Vancouver – Another miner is cutting back production levels in the face of falling prices, this time a coal producer. Western Canadian Coal (WTN-T) is almost halving production at its Brule mine and has warned employees at its Wolverine operation that operations may be curtailed in the spring.
Western Canadian produces more than 3 million tonnes of high quality metallurgical coal from three mines in northeast British Columbia, specifically near the town of Chetwynd.
The Perry Creek mine, which is on the Wolverine property, currently produces 1.45 million tonnes of hard coking coal each year. Western Canadian is also looking to develop two other mines on the Wolverine property – the EB and Hermann mines – and to that end was recently granted approval to increase production at the property to as much as 3.5 million tonnes annually.
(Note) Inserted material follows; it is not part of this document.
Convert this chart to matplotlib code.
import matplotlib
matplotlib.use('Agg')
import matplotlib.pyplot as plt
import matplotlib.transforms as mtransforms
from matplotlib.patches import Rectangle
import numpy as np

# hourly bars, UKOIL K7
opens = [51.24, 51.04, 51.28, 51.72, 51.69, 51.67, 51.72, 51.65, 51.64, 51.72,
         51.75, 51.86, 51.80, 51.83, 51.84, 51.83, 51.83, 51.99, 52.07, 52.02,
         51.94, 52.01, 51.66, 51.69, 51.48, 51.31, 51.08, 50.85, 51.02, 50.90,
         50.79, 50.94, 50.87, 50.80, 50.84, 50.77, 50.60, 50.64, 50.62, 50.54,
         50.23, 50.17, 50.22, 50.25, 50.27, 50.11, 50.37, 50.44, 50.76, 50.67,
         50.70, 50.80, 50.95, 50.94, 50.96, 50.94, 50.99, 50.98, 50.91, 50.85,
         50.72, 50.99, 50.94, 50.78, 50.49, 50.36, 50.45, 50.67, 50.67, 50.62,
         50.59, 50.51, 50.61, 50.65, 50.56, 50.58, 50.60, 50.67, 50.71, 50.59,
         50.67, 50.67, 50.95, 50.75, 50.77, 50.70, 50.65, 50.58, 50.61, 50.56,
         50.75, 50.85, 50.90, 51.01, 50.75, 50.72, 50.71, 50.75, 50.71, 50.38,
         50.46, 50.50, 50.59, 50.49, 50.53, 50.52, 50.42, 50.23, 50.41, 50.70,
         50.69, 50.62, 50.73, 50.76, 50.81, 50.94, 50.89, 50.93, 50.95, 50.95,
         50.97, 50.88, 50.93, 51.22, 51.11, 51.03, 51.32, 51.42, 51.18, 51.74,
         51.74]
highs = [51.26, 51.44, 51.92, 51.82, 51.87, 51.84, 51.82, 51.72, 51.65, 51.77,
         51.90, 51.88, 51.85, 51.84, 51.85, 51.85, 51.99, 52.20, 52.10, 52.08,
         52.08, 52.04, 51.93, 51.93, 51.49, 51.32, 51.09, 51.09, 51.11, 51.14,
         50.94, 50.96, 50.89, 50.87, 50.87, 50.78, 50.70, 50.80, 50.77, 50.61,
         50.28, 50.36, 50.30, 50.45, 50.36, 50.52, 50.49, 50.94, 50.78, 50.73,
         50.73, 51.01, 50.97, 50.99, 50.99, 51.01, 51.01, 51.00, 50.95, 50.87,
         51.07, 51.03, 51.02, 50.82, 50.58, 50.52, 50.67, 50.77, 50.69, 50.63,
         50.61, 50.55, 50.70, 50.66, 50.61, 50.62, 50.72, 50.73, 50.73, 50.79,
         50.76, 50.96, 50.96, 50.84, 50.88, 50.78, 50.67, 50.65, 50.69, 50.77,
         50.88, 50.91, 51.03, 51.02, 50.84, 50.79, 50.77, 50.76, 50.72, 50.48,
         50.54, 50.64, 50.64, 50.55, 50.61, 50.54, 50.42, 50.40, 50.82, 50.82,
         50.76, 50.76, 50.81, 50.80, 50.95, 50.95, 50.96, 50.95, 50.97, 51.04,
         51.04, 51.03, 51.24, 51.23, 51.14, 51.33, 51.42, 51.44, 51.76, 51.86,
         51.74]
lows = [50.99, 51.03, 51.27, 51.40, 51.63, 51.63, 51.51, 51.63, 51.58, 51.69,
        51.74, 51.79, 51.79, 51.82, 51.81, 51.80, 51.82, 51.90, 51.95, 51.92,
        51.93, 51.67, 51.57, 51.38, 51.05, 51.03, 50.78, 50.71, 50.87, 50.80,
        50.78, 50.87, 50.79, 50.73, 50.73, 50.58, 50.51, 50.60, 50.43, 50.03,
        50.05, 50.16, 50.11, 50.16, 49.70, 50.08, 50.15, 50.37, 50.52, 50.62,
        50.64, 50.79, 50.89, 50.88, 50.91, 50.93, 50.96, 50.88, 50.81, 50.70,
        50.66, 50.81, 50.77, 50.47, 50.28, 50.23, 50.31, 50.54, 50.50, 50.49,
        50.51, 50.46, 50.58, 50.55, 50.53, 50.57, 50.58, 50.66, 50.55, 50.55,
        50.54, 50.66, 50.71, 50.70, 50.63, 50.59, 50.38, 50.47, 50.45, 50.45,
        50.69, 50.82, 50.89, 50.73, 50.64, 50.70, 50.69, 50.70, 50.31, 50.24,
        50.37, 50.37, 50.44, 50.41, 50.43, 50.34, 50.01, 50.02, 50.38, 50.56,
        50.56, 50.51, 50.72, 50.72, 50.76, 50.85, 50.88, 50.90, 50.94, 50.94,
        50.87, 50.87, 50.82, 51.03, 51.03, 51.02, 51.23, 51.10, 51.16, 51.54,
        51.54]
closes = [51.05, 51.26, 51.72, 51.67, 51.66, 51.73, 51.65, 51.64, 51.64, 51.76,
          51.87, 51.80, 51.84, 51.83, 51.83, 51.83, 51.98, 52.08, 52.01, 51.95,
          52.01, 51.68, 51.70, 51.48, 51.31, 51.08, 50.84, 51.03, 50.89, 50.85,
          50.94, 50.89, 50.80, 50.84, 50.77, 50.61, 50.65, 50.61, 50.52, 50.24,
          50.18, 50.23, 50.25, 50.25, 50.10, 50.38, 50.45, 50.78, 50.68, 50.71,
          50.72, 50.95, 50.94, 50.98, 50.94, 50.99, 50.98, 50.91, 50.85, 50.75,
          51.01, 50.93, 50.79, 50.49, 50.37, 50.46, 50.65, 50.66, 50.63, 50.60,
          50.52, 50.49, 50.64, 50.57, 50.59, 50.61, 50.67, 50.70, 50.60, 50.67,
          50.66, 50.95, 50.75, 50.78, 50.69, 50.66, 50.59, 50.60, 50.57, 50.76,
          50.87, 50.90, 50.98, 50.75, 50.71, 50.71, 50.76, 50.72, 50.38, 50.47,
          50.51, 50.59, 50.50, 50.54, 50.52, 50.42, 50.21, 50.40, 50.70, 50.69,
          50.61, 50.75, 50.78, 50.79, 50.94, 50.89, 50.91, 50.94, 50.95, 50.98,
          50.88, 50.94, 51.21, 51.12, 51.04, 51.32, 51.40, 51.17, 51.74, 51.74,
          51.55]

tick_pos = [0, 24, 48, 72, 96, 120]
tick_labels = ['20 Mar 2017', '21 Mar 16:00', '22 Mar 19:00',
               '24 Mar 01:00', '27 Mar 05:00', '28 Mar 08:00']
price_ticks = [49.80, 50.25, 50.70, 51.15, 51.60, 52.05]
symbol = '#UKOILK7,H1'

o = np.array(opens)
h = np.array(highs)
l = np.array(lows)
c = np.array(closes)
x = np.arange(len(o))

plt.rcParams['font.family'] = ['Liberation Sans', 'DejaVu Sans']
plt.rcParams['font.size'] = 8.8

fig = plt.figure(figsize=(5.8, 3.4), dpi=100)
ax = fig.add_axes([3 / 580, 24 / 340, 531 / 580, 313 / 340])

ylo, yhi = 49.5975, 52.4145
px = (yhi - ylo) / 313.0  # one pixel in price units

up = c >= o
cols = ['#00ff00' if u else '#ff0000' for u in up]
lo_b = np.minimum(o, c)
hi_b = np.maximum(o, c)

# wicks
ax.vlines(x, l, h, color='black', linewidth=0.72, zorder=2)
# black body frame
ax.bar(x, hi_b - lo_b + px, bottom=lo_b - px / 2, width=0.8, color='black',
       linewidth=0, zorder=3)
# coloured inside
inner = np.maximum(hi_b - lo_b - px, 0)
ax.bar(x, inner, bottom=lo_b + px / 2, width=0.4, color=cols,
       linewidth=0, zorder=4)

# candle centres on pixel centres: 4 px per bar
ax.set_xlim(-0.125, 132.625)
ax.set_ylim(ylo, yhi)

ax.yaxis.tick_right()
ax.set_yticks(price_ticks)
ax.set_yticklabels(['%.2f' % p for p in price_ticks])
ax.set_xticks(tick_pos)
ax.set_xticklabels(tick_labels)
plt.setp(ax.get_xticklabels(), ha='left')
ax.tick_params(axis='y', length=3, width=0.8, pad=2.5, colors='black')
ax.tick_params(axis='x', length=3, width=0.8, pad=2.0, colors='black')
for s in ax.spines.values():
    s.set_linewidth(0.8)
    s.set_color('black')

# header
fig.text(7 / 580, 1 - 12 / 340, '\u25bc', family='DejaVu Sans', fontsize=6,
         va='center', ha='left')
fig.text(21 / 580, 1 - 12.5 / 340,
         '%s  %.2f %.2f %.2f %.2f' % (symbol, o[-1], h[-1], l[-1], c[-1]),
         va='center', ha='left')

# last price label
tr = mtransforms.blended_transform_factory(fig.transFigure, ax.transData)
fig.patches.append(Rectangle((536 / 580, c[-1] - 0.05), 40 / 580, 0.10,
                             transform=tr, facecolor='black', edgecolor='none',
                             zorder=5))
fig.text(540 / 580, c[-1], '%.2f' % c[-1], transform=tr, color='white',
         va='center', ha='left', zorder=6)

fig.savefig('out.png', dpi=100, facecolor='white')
Now, however, the company has given notice to employees that it may curtail operations in May. The company also gave notice to the mining contractor at Wolverine that it will terminate the mining contract at that time; when operations resume, the company will conduct its own mining.
At the Brule mine production had been sitting at 1.3 million tonnes of ultra-low volatile pulverized coal injection (ULV-PCI) coal. Now Western Canadian is slashing that almost in half, to 750,000 tonnes per year. ULV-PCI coal can replace some 30% of the coke feed in blast furnaces and Western Canadian sells most of its Brule production to Korea.
The decisions stems from rising inventory levels due to customers deferring shipments. Coal prices are set by negotiation in March each year; as such there is serious uncertainty about the coal market beyond April, which has led both customers and producers to exercise prudence.
For its part, Western Canadian expects to operate at these reduced rates until the current economy improves and the demand for coal becomes clearer. The company says that when markets do improve it has the flexibility to quickly increase operating rates and pursue its now-deferred growth plans.
Investors didn’t like the curtailment plans and pushed Western Canadian’s share price down 27¢ or 25% to 80¢, on 11.3 million trades. The company has a 52-week trading range of 43¢ to $10.99 and has 210 million shares outstanding.
Western Canadian also announced a US$36-million loan to Cambrian Investment Holdings, a wholly-owned subsidiary of Cambrian Mining (CBM-L), money that subsidiary needs to repay a finance facility. Cambrian Mining is a major shareholder in Western Canadian, holding 34% of the Canadian coal company as well as $34 million in convertible debt and loans.
The day before Christmas Western Canadian and Cambrian announced merger plans to create “a financially strong company with diversified base of coal assets.” Cambrian brings to the new company two coal mines in West Virginia, which produced 400,000 tons of metallurgical coal and 600,000 tons of thermal coal in the year that ended in June 2008. The combined entity has coal production potential of up to 10 million tonnes per year, from existing assets.
The merger would exchange each Cambrian share for 0.75 of a share in Western Canadian. The deal values Cambrian at 28.8 million pounds sterling, which represents a 48% premium over Cambrian’s share price prior to the deal.